In Conversation with Shimul Javeri Kadri

In Conversation / 1st Quarter 2020

In Conversation with Shimul Javeri Kadri

by Bhawna Jaimini

March 12, 2020

Shimul Javeri Kadri is one of the most well-known architects in India. She was among the few women to set up her own architectural practice at a time when the profession was more or less an all-boys club. Thirty years later, Shimul has created a vast body of work and a distinct style of designing buildings that are in harmony with nature.

She was one of the speakers on the opening panel at the Women in Design 2020 conference, where she expressed her disappointment at the lack of women-led practices in India and how the profession must address this. She spoke to FuturArc correspondent Bhawna Jaimini post-conference on women in architecture, her approach to sustainability, as well as her wish to do a low-income housing project.

BJ: You were one of the speakers at Women in Design 2020. When we talk about women-led successful practices in India, your name appears at the top of every list. In the last 30 years since you have started, where do you think the profession of architecture stands in terms of the representation of women?

SZK: I must admit that things are very different from what I had imagined and hoped they would be for women in architecture when I came back to India in 1990. It surprises and disappoints me to see how few women-led practices are in the country right now.
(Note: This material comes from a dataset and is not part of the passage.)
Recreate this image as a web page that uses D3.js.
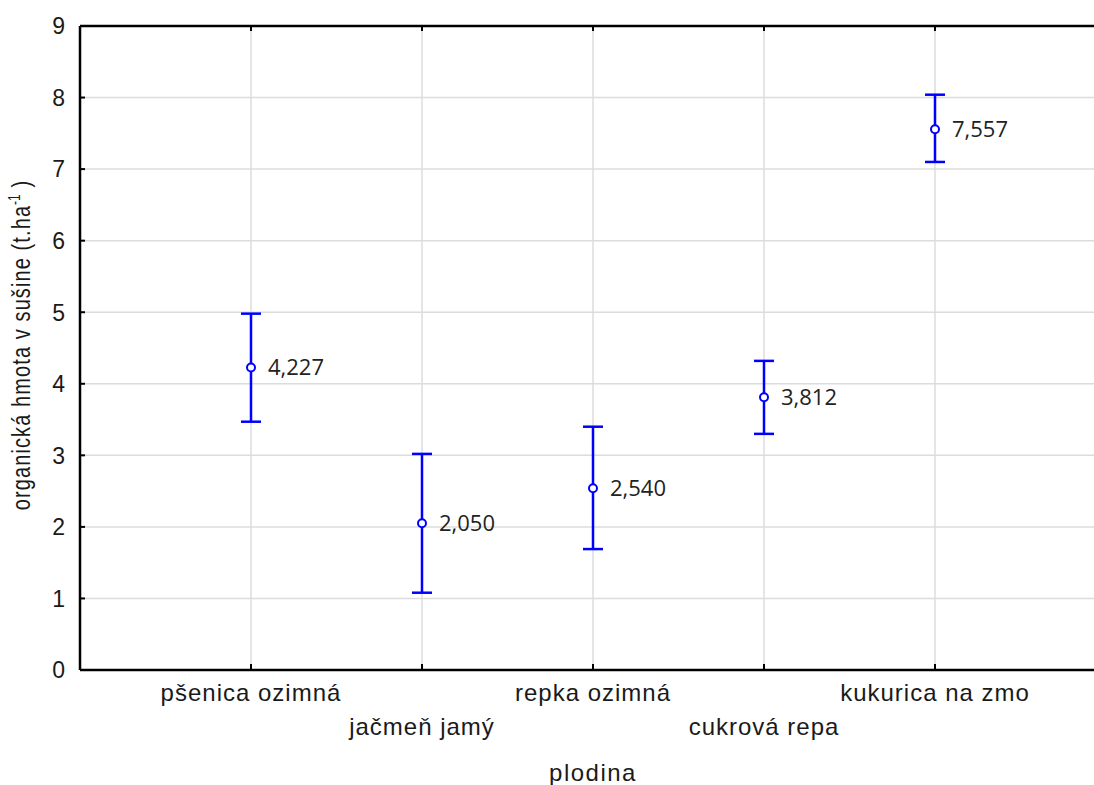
<!DOCTYPE html>
<html><head><meta charset="utf-8">
<script src="https://cdn.jsdelivr.net/npm/d3@7"></script>
<style>body{margin:0;background:#fff}svg{display:block}</style>
</head><body>
<svg id="c" width="1094" height="785"></svg>
<script>
const categories = ["pšenica ozimná","jačmeň jamý","repka ozimná","cukrová repa","kukurica na zmo"];
const means = [4.227, 2.050, 2.540, 3.812, 7.557];
const upper = [4.98, 3.02, 3.40, 4.32, 8.04];
const lower = [3.47, 1.08, 1.69, 3.30, 7.10];
const meanLabels = ["4,227","2,050","2,540","3,812","7,557"];
const yTicks = [0,1,2,3,4,5,6,7,8,9];

const svg = d3.select("#c");
const L = 80, T = 26, B = 670, R = 1106;
const x = d3.scalePoint().domain(categories).range([L, R]).padding(1);
const y = d3.scaleLinear().domain([0, 9]).range([B, T]);
const AR = "'Liberation Sans', Arial, sans-serif";

// grid
svg.append("g").selectAll("line").data(yTicks.slice(1)).join("line")
  .attr("x1", L).attr("x2", R).attr("y1", d => y(d)).attr("y2", d => y(d))
  .attr("stroke", "#dcdcdc").attr("stroke-width", 1.5);
svg.append("g").selectAll("line").data(categories).join("line")
  .attr("x1", d => x(d)).attr("x2", d => x(d)).attr("y1", T).attr("y2", B)
  .attr("stroke", "#dcdcdc").attr("stroke-width", 1.5);

// axes frame
svg.append("line").attr("x1", L).attr("x2", L).attr("y1", T).attr("y2", B).attr("stroke", "#000").attr("stroke-width", 2.5);
svg.append("line").attr("x1", L).attr("x2", R).attr("y1", B).attr("y2", B).attr("stroke", "#000").attr("stroke-width", 2.5);
svg.append("line").attr("x1", L).attr("x2", R).attr("y1", T).attr("y2", T).attr("stroke", "#000").attr("stroke-width", 2.5);

// ticks
svg.append("g").selectAll("line").data(yTicks).join("line")
  .attr("x1", L).attr("x2", L + 5).attr("y1", d => y(d)).attr("y2", d => y(d))
  .attr("stroke", "#000").attr("stroke-width", 2);
svg.append("g").selectAll("line").data(categories).join("line")
  .attr("x1", d => x(d)).attr("x2", d => x(d)).attr("y1", B).attr("y2", B - 6)
  .attr("stroke", "#000").attr("stroke-width", 2);
svg.append("g").selectAll("line").data(categories).join("line")
  .attr("x1", d => x(d)).attr("x2", d => x(d)).attr("y1", T).attr("y2", T + 5)
  .attr("stroke", "#000").attr("stroke-width", 2);

// y tick labels
svg.append("g").selectAll("text").data(yTicks).join("text")
  .attr("x", 65).attr("y", d => y(d)).attr("dy", "0.36em")
  .attr("text-anchor", "end").attr("font-family", AR)
  .attr("font-size", 23).attr("fill", "#1a1a1a").text(d => d);

// x tick labels (staggered)
svg.append("g").selectAll("text").data(categories).join("text")
  .attr("x", d => x(d)).attr("y", (d, i) => i % 2 === 0 ? 701 : 735)
  .attr("text-anchor", "middle").attr("font-family", AR)
  .attr("font-size", 24).attr("letter-spacing", 1).attr("fill", "#1a1a1a").text(d => d);

// axis titles
svg.append("text").attr("x", 593).attr("y", 781).attr("text-anchor", "middle")
  .attr("font-family", AR).attr("font-size", 24)
  .attr("letter-spacing", 1.5).attr("fill", "#1a1a1a").text("plodina");
const yt = svg.append("text").attr("transform", "translate(30,345) rotate(-90) scale(1,1.3)")
  .attr("text-anchor", "middle").attr("font-family", AR)
  .attr("font-size", 20).attr("letter-spacing", 1.1).attr("fill", "#1a1a1a");
yt.append("tspan").text("organická hmota v sušine (t.ha");
yt.append("tspan").attr("dy", -8).attr("font-size", 12).attr("letter-spacing", 0).text("-1");
yt.append("tspan").attr("dy", 8).text(" )");

// error bars
const g = svg.append("g").selectAll("g").data(categories).join("g");
g.append("line").attr("x1", d => x(d)).attr("x2", d => x(d))
  .attr("y1", (d, i) => y(upper[i])).attr("y2", (d, i) => y(lower[i]))
  .attr("stroke", "#0000ff").attr("stroke-width", 2.5);
g.append("line").attr("x1", d => x(d) - 10).attr("x2", d => x(d) + 10)
  .attr("y1", (d, i) => y(upper[i])).attr("y2", (d, i) => y(upper[i]))
  .attr("stroke", "#0000ff").attr("stroke-width", 2.5);
g.append("line").attr("x1", d => x(d) - 10).attr("x2", d => x(d) + 10)
  .attr("y1", (d, i) => y(lower[i])).attr("y2", (d, i) => y(lower[i]))
  .attr("stroke", "#0000ff").attr("stroke-width", 2.5);
g.append("circle").attr("cx", d => x(d)).attr("cy", (d, i) => y(means[i])).attr("r", 4)
  .attr("fill", "#fff").attr("stroke", "#0000ff").attr("stroke-width", 2);
g.append("text").attr("x", d => x(d) + 17).attr("y", (d, i) => y(means[i])).attr("dy", "0.36em")
  .attr("font-family", "'Open Sans', 'Noto Sans', sans-serif").attr("font-size", 22)
  .attr("fill", "#222").text((d, i) => meanLabels[i]);
</script>
</body></html>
The image of ‘manels’ (panels consisting of all men only) from boardrooms to construction sites is still so pervasive. There is change but the pace of change is not rapid enough. The thought that the change will occur with time and more women will enter the profession is not enough. We need a systematic approach to engineer the change.

Right now, there are more females entering architecture education, but that is not translating into women-led practices. This is something that both the profession and society have failed to address. A lot of women make decisions about their career around childcare, and that needs to be understood. We have failed to create institutionalised holistic childcare policies and systems, both inside and outside our homes. Childcare still remains a women’s responsibility even though we all know it takes a village to raise a child.

BJ: How do women practise architecture differently from men?

SZK: That is a tough question to answer in the present-day scenario, when we are questioning the binaries of gender. However, even if gender is not binary, there are certain attributes that we associate with each. For a moment, if we believe in the stereotypical attributes given to women, and apply these attributes to architecture, it results in a subtle approach to creating spaces. It is more about intervening gently, pushing and pulling without completely razing the earth. Having said that, this is not a mould that every women architect needs to be put into.

BJ: There is no perfect way to approach sustainability. There are always trade-offs whenever we are trying to design and build. How do you deal with the challenges of sustainability?

SZK: Materials matter less to me than the daily running of the project. So, every decision is based on creating a building that will require the minimum energy to run it for the next 70 years. For example, we use extruded polystyrene (XPS), a synthetic non-biodegradable material for insulation purposes because it provides much better insulation than any of the earth materials.